The federal government has moved to calm concerns over a proposed 5 per cent fuel surcharge, stating that there are no immediate plans to enforce the levy despite its inclusion in the recently signed Nigeria Tax Administration Act 2025.
The clarification follows growing criticism from labour unions and civil society groups, who fear the surcharge could further burden Nigerians already grappling with high living costs. At a press briefing in Abuja, the minister of finance explained that the surcharge was not a new tax created by the current administration, but an existing provision that has been part of Nigeria’s legal framework since 2007 under the Federal Road Maintenance Agency (FERMA) Act.
The surcharge was originally designed as a user charge to fund road maintenance, with proceeds shared between federal and state road agencies. Its reappearance in the new tax framework raised concerns that it would translate into higher fuel costs from 2026, sparking public backlash. Officials stressed, however, that its mere inclusion in the act does not trigger automatic implementation.
The Nigeria Tax Administration Act, signed in June, consolidates four major bills aimed at reforming the country’s tax system. It merges the Tax Reform Bill, the Revenue Service Bill, the Joint Revenue Board Bill, and the Tax Administration Bill into what government officials describe as the most comprehensive overhaul in decades. The reforms are intended to simplify compliance, eliminate overlapping charges, improve transparency, and boost revenue collection efficiency.
According to the minister, the new framework is part of a phased and evidence-driven reform process that has involved years of technical work and consultation. The overall reforms are due to take effect on 1 January 2026, but the surcharge will only come into effect if the finance minister issues a commencement order published in the official gazette. For now, no such order is being prepared.

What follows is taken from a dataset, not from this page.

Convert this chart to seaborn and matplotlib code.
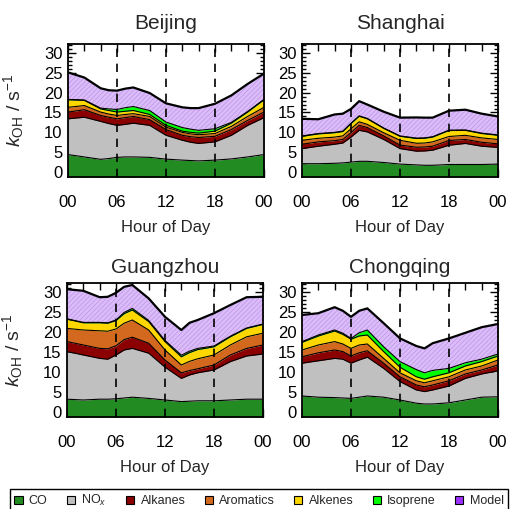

The government’s clarification comes against the backdrop of intense economic pressure on households and businesses. Since fuel subsidies were removed in 2023, pump prices have more than doubled, pushing up transport costs, food prices, and the cost of doing business. Labour groups have warned that any new charges on petrol could escalate hardship and fuel social unrest.
The minister acknowledged these concerns, noting that government priority is on improving efficiency and plugging revenue leakages rather than imposing new burdens on citizens. He also framed the reforms as a signal to investors of Nigeria’s commitment to transparency and fiscal coordination between federal and state authorities.
Officials say proper communication will be critical in the months ahead, with plans for widespread sensitisation and education campaigns to explain the implications of the reforms. While the government has positioned the act as a tool to drive inclusive growth, the timing and sequencing of its implementation will be decisive in determining how Nigerians experience the changes.
For small businesses and households, the uncertainty around the surcharge underscores broader anxieties about rising operational costs and the impact of fiscal policy on daily life. For government, the challenge will be balancing the need for increased revenue with the urgent demand to protect citizens from deeper financial strain.